Source code of charts:
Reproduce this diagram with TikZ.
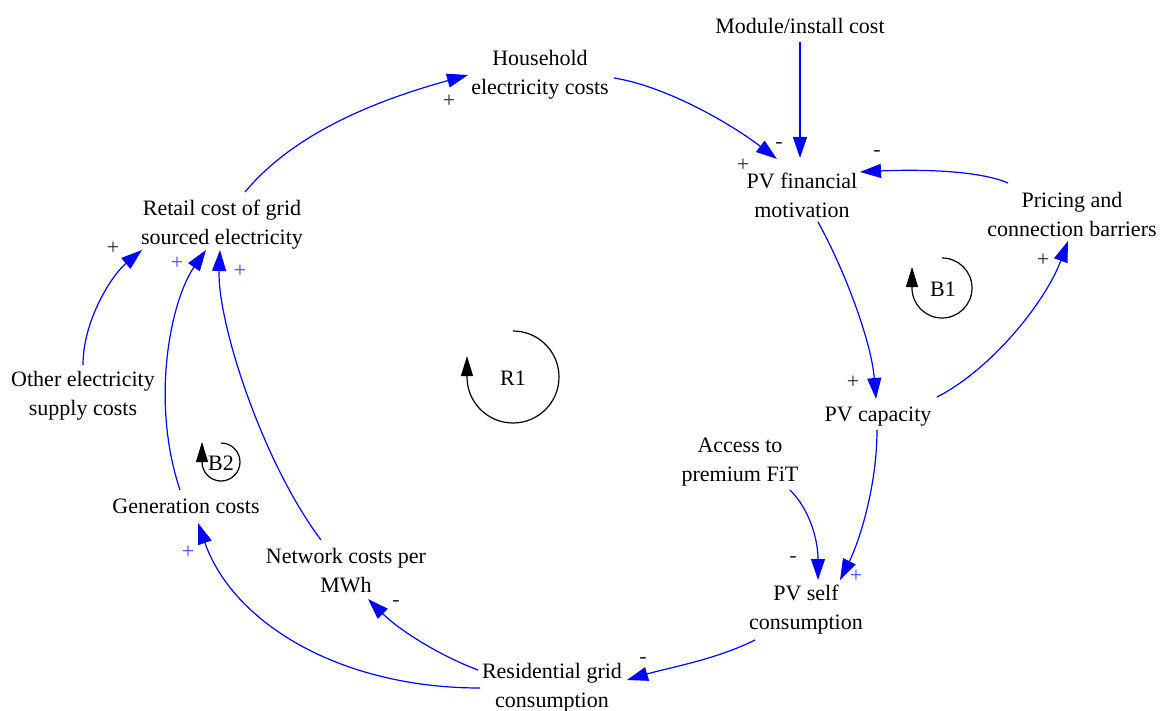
\documentclass[tikz,border=0pt]{standalone}
\usepackage{fontspec}
\setmainfont{Liberation Serif}
\usetikzlibrary{arrows.meta,calc}
\definecolor{linkblue}{RGB}{0,0,255}
\definecolor{signblue}{RGB}{70,70,255}
\definecolor{signgray}{RGB}{40,40,40}
\tikzset{
  var/.style={align=center,inner sep=0pt,font=\fontsize{22}{29}\selectfont},
  link/.style={draw=linkblue,line width=1.2pt,-{Triangle[length=21pt,width=14pt]}},
  loopmark/.style={draw=black,line width=1.2pt,-{Triangle[length=20pt,width=12pt]}},
  looplabel/.style={inner sep=0pt,font=\fontsize{22}{29}\selectfont},
  sgn/.style={inner sep=0pt,font=\fontsize{22}{24}\selectfont,text=signgray},
  sgnb/.style={sgn,text=signblue},
}
\begin{document}
\begin{tikzpicture}[x=1pt,y=-1pt]
\useasboundingbox (0,0) rectangle (1164,711);

% variables
\node[var] (house)   at (540,75)  {Household\\electricity costs};
\node[var] (module)  at (800,26)  {Module/install cost};
\node[var] (pvfin)   at (802,195) {PV financial\\motivation};
\node[var] (pricing) at (1072,214) {Pricing and\\connection barriers};
\node[var] (retail)  at (222,225) {Retail cost of grid\\sourced electricity};
\node[var] (other)   at (83,396)  {Other electricity\\supply costs};
\node[var] (gen)     at (186,506) {Generation costs};
\node[var] (network) at (346,571) {Network costs per\\MWh};
\node[var] (resid)   at (552,688) {Residential grid\\consumption};
\node[var] (pvself)  at (806,610) {PV self\\consumption};
\node[var] (pvcap)   at (878,417) {PV capacity};
\node[var] (access)  at (740,462) {Access to\\premium FiT};

% causal links
\draw[link] ($(retail)+(23,-33)$) .. controls +(50,-60) and +(-90,25) .. ($(house)+(-72,0)$);
\draw[link] ($(house)+(74,3)$) .. controls +(50,8) and +(-50,-38) .. ($(pvfin)+(-25,-36)$);
\draw[link] ($(module)+(0,16)$) -- ($(pvfin)+(-2,-37)$);
\draw[link] ($(pricing)+(-64,-31)$) .. controls +(-35,-15) and +(40,-2) .. ($(pvfin)+(58,-23)$);
\draw[link] ($(pvfin)+(16,27)$) .. controls +(25,45) and +(-5,-60) .. ($(pvcap)+(-2,-18)$);
\draw[link] ($(pvcap)+(59,-20)$) .. controls +(55,-28) and +(-22,60) .. ($(pricing)+(-4,27)$);
\draw[link] ($(pvcap)+(-1,13)$) .. controls +(0,55) and +(20,-40) .. ($(pvself)+(34,-30)$);
\draw[link] ($(access)+(50,28)$) .. controls +(20,20) and +(0,-40) .. ($(pvself)+(12,-30)$);
\draw[link] ($(pvself)+(-51,30)$) .. controls +(-40,20) and +(40,-12) .. ($(resid)+(75,-8)$);
\draw[link] ($(resid)+(-74,-18)$) .. controls +(-40,-15) and +(30,30) .. ($(network)+(22,28)$);
\draw[link] ($(resid)+(-72,0)$) .. controls +(-140,0) and +(35,100) .. ($(gen)+(12,17)$);
\draw[link] ($(network)+(-25,-31)$) .. controls +(-60,-80) and +(-3,70) .. ($(retail)+(-2,25)$);
\draw[link] ($(gen)+(-6,-16)$) .. controls +(-30,-90) and +(-35,50) .. ($(retail)+(-16,25)$);
\draw[link] ($(other)+(0,-31)$) .. controls +(0,-45) and +(-30,25) .. ($(retail)+(-80,25)$);

% polarities
\node[sgn]  (s1)  at (449,101) {+};
\node[sgn]  (s2)  at (779,145) {-};
\node[sgn]  (s3)  at (743,165) {+};
\node[sgn]  (s4)  at (877,153) {-};
\node[sgn]  (s5)  at (853,382) {+};
\node[sgn]  (s6)  at (1043,260) {+};
\node[sgn]  (s7)  at (793,559) {-};
\node[sgnb] (s8)  at (856,576) {+};
\node[sgn]  (s9)  at (643,660) {-};
\node[sgn]  (s10) at (396,603) {-};
\node[sgnb] (s11) at (188,552) {+};
\node[sgn]  (s12) at (113,248) {+};
\node[sgnb] (s13) at (177,263) {+};
\node[sgnb] (s14) at (240,271) {+};

% loop markers
\node[looplabel] (r1) at (513,378) {R1};
\draw[loopmark] ($(r1)+(0,-47)$) arc[start angle=-90,end angle=180,radius=46] -- ++(0,-21);
\node[looplabel] (b1) at (943,289) {B1};
\draw[loopmark] ($(b1)+(-1,-31)$) arc[start angle=-90,end angle=180,radius=30] -- ++(0,-21);
\node[looplabel] (b2) at (221,463) {B2};
\draw[loopmark] ($(b2)+(0,-20)$) arc[start angle=-90,end angle=180,radius=19] -- ++(0,-20);
\end{tikzpicture}
\end{document}
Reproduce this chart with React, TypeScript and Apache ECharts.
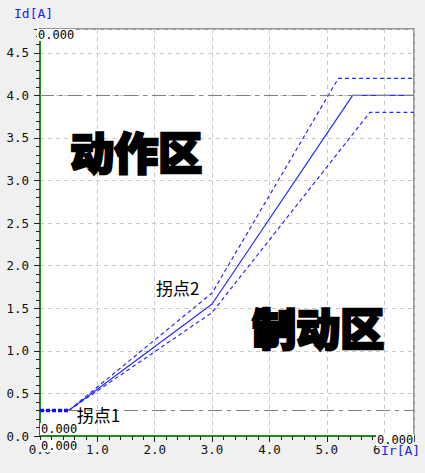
import { useEffect, useRef } from 'react';
import * as echarts from 'echarts';

// 特性曲线数据
const mainX = [0.5, 3.0, 5.45, 6.52];
const mainY = [0.3, 1.55, 4.0, 4.0];
const upperX = [0.5, 3.0, 5.2, 6.52];
const upperY = [0.3, 1.68, 4.2, 4.2];
const lowerX = [0.5, 3.0, 5.75, 6.52];
const lowerY = [0.3, 1.45, 3.8, 3.8];
const flatX = [0, 0.5];
const flatY = [0.3, 0.3];
const refLines = [4.0, 0.3];
const knees = [
  { name: '拐点1', x: 0.5, y: 0.3 },
  { name: '拐点2', x: 3.0, y: 1.55 },
];

const X_MAX = 6.52;
const Y_MAX = 4.78;
const MONO = '"DejaVu Sans Mono", monospace';
const CJK = '"Noto Sans CJK SC", sans-serif';

const zip = (xs: number[], ys: number[]) => xs.map((x, i) => [x, ys[i]]);

export default function App() {
  const chartRef = useRef<HTMLDivElement>(null);

  useEffect(() => {
    if (!chartRef.current) return;
    const chart = echarts.init(chartRef.current, undefined, { renderer: 'svg' });

    const readout = (left: number, top: number) => ({
      type: 'text',
      left,
      top,
      z: 100,
      style: {
        text: '0.000',
        fill: '#000',
        font: `12px ${MONO}`,
        backgroundColor: '#fff',
        padding: [0, 1, 0, 1],
      },
    });

    const zoneText = (text: string, left: number, top: number) => ({
      type: 'text',
      left,
      top,
      z: 50,
      style: {
        text,
        fill: '#000',
        stroke: '#000',
        lineWidth: 2.5,
        font: `900 44px ${CJK}`,
      },
    });

    const option: echarts.EChartsOption = {
      animation: false,
      backgroundColor: '#f0f0f0',
      grid: {
        left: 40,
        top: 29,
        right: 11,
        bottom: 37,
        show: true,
        backgroundColor: '#fff',
        borderColor: '#9a9a9a',
        borderWidth: 2,
      },
      xAxis: {
        type: 'value',
        min: 0,
        max: X_MAX,
        interval: 1,
        axisLine: { show: true, onZero: false, lineStyle: { color: '#1e8c1e', width: 2 } },
        axisTick: { show: true, length: 6, lineStyle: { color: '#222' } },
        minorTick: { show: true, splitNumber: 5, length: 4, lineStyle: { color: '#222' } },
        axisLabel: {
          color: '#111',
          fontFamily: MONO,
          fontSize: 12.5,
          margin: 7,
          showMaxLabel: false,
          formatter: (v: number) => (Math.abs(v - Math.round(v)) < 1e-6 ? v.toFixed(1) : ''),
        },
        splitLine: { show: true, lineStyle: { color: '#c8c8c8', type: [4, 4] } },
      },
      yAxis: {
        type: 'value',
        min: 0,
        max: Y_MAX,
        interval: 0.5,
        axisLine: { show: true, onZero: false, lineStyle: { color: '#1e8c1e', width: 2 } },
        axisTick: { show: true, length: 6, lineStyle: { color: '#222' } },
        minorTick: { show: true, splitNumber: 5, length: 4, lineStyle: { color: '#222' } },
        axisLabel: {
          color: '#111',
          fontFamily: MONO,
          fontSize: 12.5,
          margin: 11,
          showMaxLabel: false,
          formatter: (v: number) => (Math.abs(v * 2 - Math.round(v * 2)) < 1e-6 ? v.toFixed(1) : ''),
        },
        splitLine: { show: true, lineStyle: { color: '#c8c8c8', type: [4, 4] } },
      },
      series: [
        {
          name: 'main',
          type: 'line',
          data: zip(mainX, mainY),
          symbol: 'none',
          lineStyle: { color: '#2a2aff', width: 1.2 },
          markLine: {
            silent: true,
            symbol: 'none',
            label: { show: false },
            lineStyle: { color: '#808080', width: 1.2, type: [14, 5, 4, 5] },
            data: refLines.map(v => ({ yAxis: v })),
          },
          markPoint: {
            silent: true,
            symbol: 'circle',
            symbolSize: 0,
            data: knees.map((k, i) => ({
              name: k.name,
              coord: [k.x, k.y],
              label: {
                show: true,
                formatter: k.name,
                position: i === 0 ? [8, -4] : [-56, -25],
                color: '#000',
                fontFamily: CJK,
                fontSize: 17,
              },
            })),
          },
        },
        {
          name: 'upper',
          type: 'line',
          data: zip(upperX, upperY),
          symbol: 'none',
          lineStyle: { color: '#2a2aff', width: 1.2, type: [4, 3] },
        },
        {
          name: 'lower',
          type: 'line',
          data: zip(lowerX, lowerY),
          symbol: 'none',
          lineStyle: { color: '#2a2aff', width: 1.2, type: [4, 3] },
        },
        {
          name: 'flat',
          type: 'line',
          z: 5,
          data: zip(flatX, flatY),
          symbol: 'none',
          lineStyle: { color: '#1010f0', width: 3.5, type: [4, 2] },
        },
      ],
      graphic: [
        {
          type: 'text',
          left: 14,
          top: 7,
          style: { text: 'Id[A]', fill: '#2222ee', font: `13px ${MONO}` },
        },
        readout(37, 29),
        readout(40, 423),
        readout(40, 440),
        readout(376, 434),
        {
          type: 'text',
          left: 381,
          top: 444,
          z: 101,
          style: {
            text: 'Ir[A]',
            fill: '#2222ee',
            font: `13px ${MONO}`,
            backgroundColor: '#f0f0f0',
          },
        },
        zoneText('动作区', 69, 128),
        zoneText('制动区', 251, 304),
      ],
    };

    chart.setOption(option);
    return () => {
      chart.dispose();
    };
  }, []);

  return (
    <div
      ref={chartRef}
      style={{ position: 'fixed', left: 0, top: 0, width: 425, height: 473, background: '#f0f0f0' }}
    />
  );
}
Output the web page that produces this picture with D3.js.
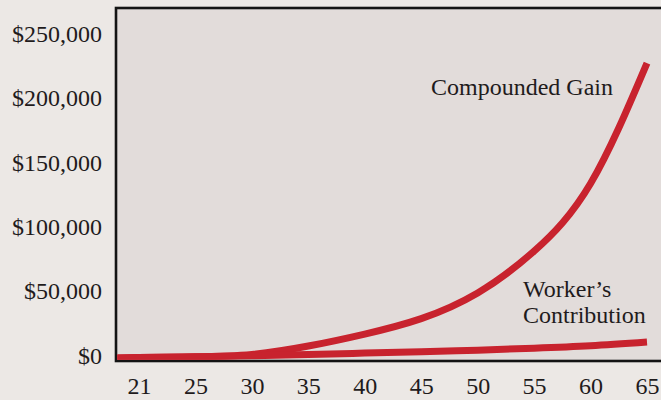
<!DOCTYPE html>
<html>
<head>
<meta charset="utf-8">
<script src="https://cdn.jsdelivr.net/npm/d3@7/dist/d3.min.js"></script>
<style>
  html, body { margin: 0; padding: 0; background: #ece8e5; }
  svg { display: block; }
  text { font-family: "Liberation Serif", "Times New Roman", serif; fill: #1f1b1c; }
</style>
</head>
<body>
<svg id="chart" width="661" height="400"></svg>
<script>
// Ages shown along the bottom axis (evenly spaced labels)
const ageTicks = [21, 25, 30, 35, 40, 45, 50, 55, 60, 65];
// Dollar ticks on the left axis
const valueTicks = [0, 50000, 100000, 150000, 200000, 250000];

// Ages at which the balances are sampled
const ages = [19, 21, 25, 30, 35, 40, 45, 50, 55, 60, 65];
// Growth from compounding over a working life
const compoundedGain = [0, 300, 900, 2800, 9300, 18600, 30600, 50500, 83000, 135500, 229000];
// What the worker paid in
const workerContribution = [0, 300, 900, 1700, 2700, 3800, 4900, 6100, 7600, 9500, 12400];

const plot = { left: 116, top: 8, right: 680, bottom: 361 };

const svg = d3.select("#chart");

// Tick labels sit at even spacing along the axis
const xPoint = d3.scalePoint()
  .domain(ageTicks.map(String))
  .range([139, 647]);

// Map an age onto the axis, piecewise between the labelled ticks
const xAge = d3.scaleLinear()
  .domain(ageTicks)
  .range(ageTicks.map(a => xPoint(String(a))));

const y = d3.scaleLinear()
  .domain([0, 250000])
  .range([358, 36]);

// Plot panel
svg.append("rect")
  .attr("x", plot.left)
  .attr("y", plot.top)
  .attr("width", plot.right - plot.left)
  .attr("height", plot.bottom - plot.top)
  .attr("fill", "#e2dcda")
  .attr("stroke", "#141414")
  .attr("stroke-width", 2.6);

svg.append("clipPath").attr("id", "plotClip")
  .append("rect")
  .attr("x", plot.left + 1.3)
  .attr("y", plot.top + 1.3)
  .attr("width", plot.right - plot.left)
  .attr("height", plot.bottom - plot.top - 2.6);

const line = d3.line()
  .x(d => xAge(d[0]))
  .y(d => y(d[1]))
  .curve(d3.curveNatural);

const lines = svg.append("g").attr("clip-path", "url(#plotClip)");

[compoundedGain, workerContribution].forEach(series => {
  lines.append("path")
    .datum(ages.map((a, i) => [a, series[i]]))
    .attr("d", line)
    .attr("fill", "none")
    .attr("stroke", "#c8232e")
    .attr("stroke-width", 7)
    .attr("stroke-linecap", "butt");
});

// Left axis labels
const yAxis = d3.axisLeft(y)
  .tickValues(valueTicks)
  .tickSize(0)
  .tickPadding(0)
  .tickFormat(d => "$" + d3.format(",")(d));

const gy = svg.append("g")
  .attr("transform", "translate(102,0)")
  .call(yAxis);
gy.select(".domain").remove();
gy.selectAll("text")
  .attr("dy", "0.22em")
  .style("font-size", "24px")
  .style("font-family", "'Liberation Serif', 'Times New Roman', serif")
  .attr("fill", "#1f1b1c");

// Bottom axis labels
const xAxis = d3.axisBottom(xPoint)
  .tickSize(0)
  .tickPadding(0);

const gx = svg.append("g")
  .attr("transform", "translate(0,376)")
  .call(xAxis);
gx.select(".domain").remove();
gx.selectAll("text")
  .attr("dy", "0.75em")
  .style("font-size", "24px")
  .style("font-family", "'Liberation Serif', 'Times New Roman', serif")
  .attr("fill", "#1f1b1c");

// Series labels
svg.append("text")
  .attr("x", 431)
  .attr("y", 95)
  .style("font-size", "24px")
  .text("Compounded Gain");

const wl = svg.append("text")
  .attr("x", 523)
  .attr("y", 297)
  .style("font-size", "24px");
wl.append("tspan").attr("x", 523).text("Worker\u2019s");
wl.append("tspan").attr("x", 523).attr("dy", 26).text("Contribution");
</script>
</body>
</html>
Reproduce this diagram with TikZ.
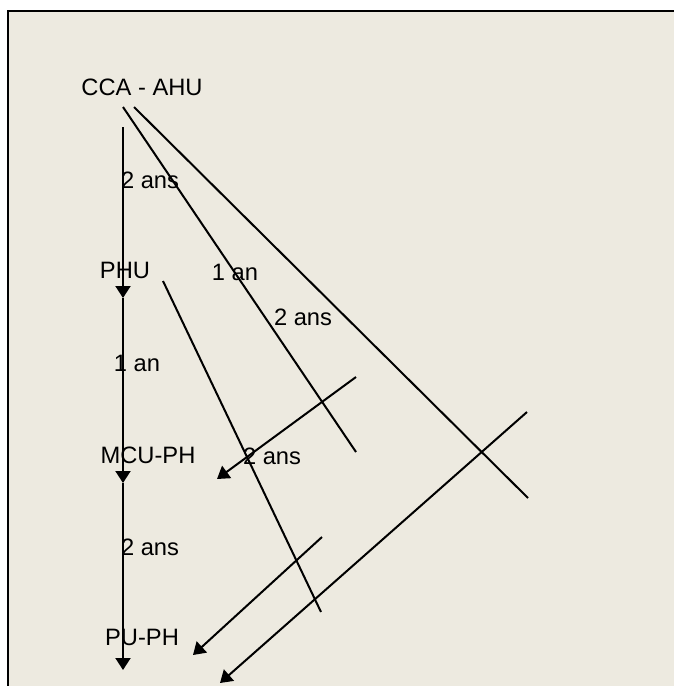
\documentclass[tikz,border=0pt]{standalone}
\usepackage{fontspec}
\setmainfont{Liberation Sans}
\usetikzlibrary{arrows.meta}
\definecolor{cursus@paper}{RGB}{237,234,224}
\tikzset{
  cursus/.style={
    x=0.5pt, y=-0.5pt,
    line width=1pt,
    >={Triangle[length=6pt,width=7.5pt]},
    every node/.style={font=\fontsize{11.85}{14}\selectfont, inner sep=0pt}
  },
  grade/.style={anchor=center},      % position title
  delay/.style={anchor=center},      % duration label
  track/.style={line width=1pt, draw=black},
  promo/.style={->, line width=1pt, draw=black}
}

\begin{document}
\begin{tikzpicture}[cursus]
\useasboundingbox (0,0) rectangle (674,686);
\fill[white] (0,0) rectangle (674,686);

% Frame, open to the right and bottom
\fill[cursus@paper] (8,11) rectangle (674,686);
\draw[line width=1pt] (8,686) -- (8,11) -- (674,11);

% Positions down the left side
\node[grade] (cca) at (142,87)  {CCA - AHU};
\node[grade] (phu) at (125,270) {PHU};
\node[grade] (mcu) at (148,455) {MCU-PH};
\node[grade] (pu)  at (142,637) {PU-PH};

% Points of the main axis
\coordinate (axtop) at (123,127);
\coordinate (axphu) at (123,298);
\coordinate (axmcu) at (123,483);
\coordinate (axpu)  at (123,670);

% Main axis
\draw[promo] (axtop) -- (axphu);
\draw[promo] (axphu) -- (axmcu);
\draw[promo] (axmcu) -- (axpu);

\node[delay] (d1) at (150,180) {2 ans};
\node[delay] (d2) at (137,363) {1 an};
\node[delay] (d3) at (150,547) {2 ans};

% Shortcut lines
\coordinate (s1a) at (123,107);
\coordinate (s1b) at (356,452);
\coordinate (s2a) at (134,107);
\coordinate (s2b) at (528,498);
\coordinate (s3a) at (163,281);
\coordinate (s3b) at (321,612);
\draw[track] (s1a) -- (s1b);
\draw[track] (s2a) -- (s2b);
\draw[track] (s3a) -- (s3b);

\node[delay] (d4) at (235,272) {1 an};
\node[delay] (d5) at (303,317) {2 ans};
\node[delay] (d6) at (272,456) {2 ans};

% Crossing arrows back to the axis
\coordinate (c1a) at (356,377);
\coordinate (c1b) at (217,479);
\coordinate (c2a) at (527,412);
\coordinate (c2b) at (220,683);
\coordinate (c3a) at (322,537);
\coordinate (c3b) at (193,655);
\draw[promo] (c1a) -- (c1b);
\draw[promo] (c2a) -- (c2b);
\draw[promo] (c3a) -- (c3b);

\end{tikzpicture}
\end{document}
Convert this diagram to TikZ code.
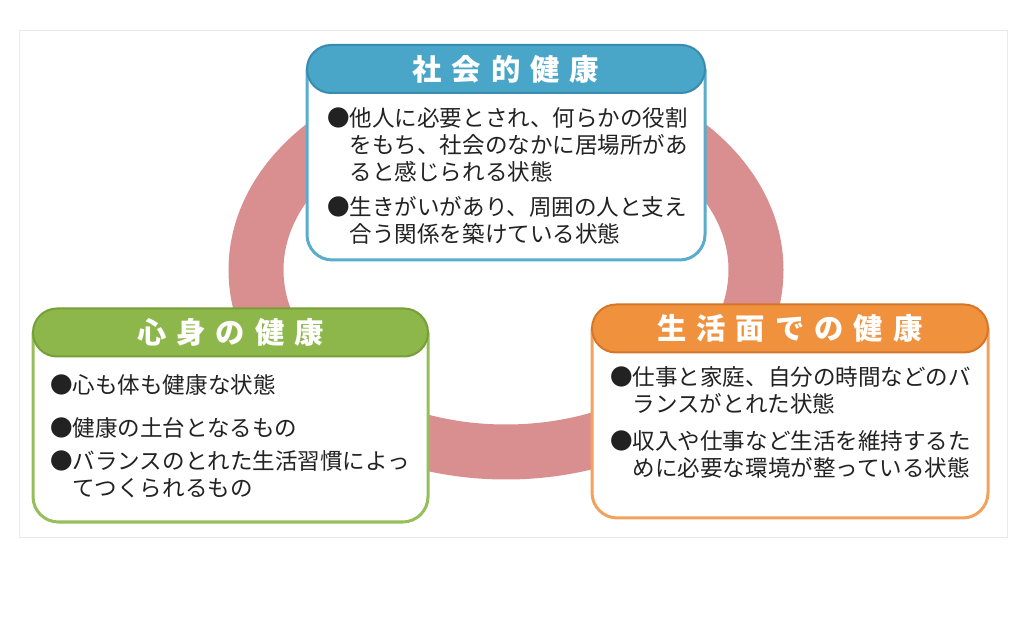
\documentclass[tikz,border=0pt]{standalone}
\usepackage{fontspec}
\newfontfamily\cjk{Noto Sans CJK JP}
\usepackage{tikz}
\usetikzlibrary{positioning}

\definecolor{ringpink}{RGB}{217,142,144}
\definecolor{socblue}{RGB}{74,166,200}
\definecolor{socline}{RGB}{55,140,175}
\definecolor{socedge}{RGB}{88,172,204}
\definecolor{mindgreen}{RGB}{141,183,74}
\definecolor{mindline}{RGB}{118,160,55}
\definecolor{mindedge}{RGB}{150,190,90}
\definecolor{lifeorange}{RGB}{240,145,62}
\definecolor{lifeline}{RGB}{214,118,40}
\definecolor{lifeedge}{RGB}{242,162,92}
\definecolor{framegray}{RGB}{234,234,234}
\definecolor{txtgray}{RGB}{34,34,34}

\newcommand{\tsp}{\hspace{7.5pt}}
\newcommand{\ind}{\phantom{●}}

\begin{document}
\begin{tikzpicture}[x=0.75pt,y=0.75pt,yscale=-1,xscale=1,
  head/.style={draw, rounded corners=18pt, minimum height=36pt, inner sep=0pt, line width=1.5pt,
    text=white, font=\cjk\bfseries\fontsize{22}{24}\selectfont},
  bodybox/.style={rounded corners=19pt, fill=white, line width=2.25pt},
  bodytxt/.style={anchor=north west, inner sep=0pt, align=left, text=txtgray,
    font=\cjk\fontsize{16.9}{20.25}\selectfont}]

%Background and frame
\fill[white] (0,0) rectangle (1025,641);
\useasboundingbox (0,0) rectangle (1025,641);
\draw[framegray, line width=0.75pt] (19,31) rectangle (1007,537);

%Shape: Ring
\draw[ringpink, line width=41.25pt] (506,270) ellipse [x radius=250, y radius=182];

%Shape: Social box
\coordinate (soc-nw) at (307,69);
\coordinate (soc-se) at (705,260);
\draw[bodybox, draw=socedge] (soc-nw) |- (soc-se) -- (soc-se |- soc-nw);
\node[head, fill=socblue, draw=socline, minimum width=298.5pt] (soc) at (506,69) {社\tsp 会\tsp 的\tsp 健\tsp 康};

%Shape: Mind and body box
\coordinate (mind-nw) at (33,332.5);
\coordinate (mind-se) at (428,522);
\draw[bodybox, draw=mindedge] (mind-nw) |- (mind-se) -- (mind-se |- mind-nw);
\node[head, fill=mindgreen, draw=mindline, minimum width=296.25pt] (mind) at (230.5,332.5) {心\tsp 身\tsp の\tsp 健\tsp 康};

%Shape: Life box
\coordinate (life-nw) at (592,328.5);
\coordinate (life-se) at (988,518);
\draw[bodybox, draw=lifeedge] (life-nw) |- (life-se) -- (life-se |- life-nw);
\node[head, fill=lifeorange, draw=lifeline, minimum width=297pt] (life) at (790,328.5) {生\tsp 活\tsp 面\tsp で\tsp の\tsp 健\tsp 康};

% Text Node
\node[bodytxt] (soc-txt) at (327,107) {●他人に必要とされ、何らかの役割\\
\ind をもち、社会のなかに居場所があ\\
\ind ると感じられる状態\\[6pt]
●生きがいがあり、周囲の人と支え\\
\ind 合う関係を築けている状態};
% Text Node
\node[bodytxt] (mind-txt) at (50,374) {●心も体も健康な状態\\[12pt]
●健康の土台となるもの\\[5pt]
●バランスのとれた生活習慣によっ\\
\ind てつくられるもの};
% Text Node
\node[bodytxt] (life-txt) at (610,366) {●仕事と家庭、自分の時間などのバ\\
\ind ランスがとれた状態\\[7.5pt]
●収入や仕事など生活を維持するた\\
\ind めに必要な環境が整っている状態};
\end{tikzpicture}
\end{document}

→ **Requirement**:
Read the data above and pull out each line that holds the string "this".

→ **Complete answer**:
Reproduce this diagram with TikZ.
Reproduce this chart with React, TypeScript and Apache ECharts.
Output the web page that produces this picture with D3.js.
Reproduce this diagram with TikZ.
Convert this diagram to TikZ code.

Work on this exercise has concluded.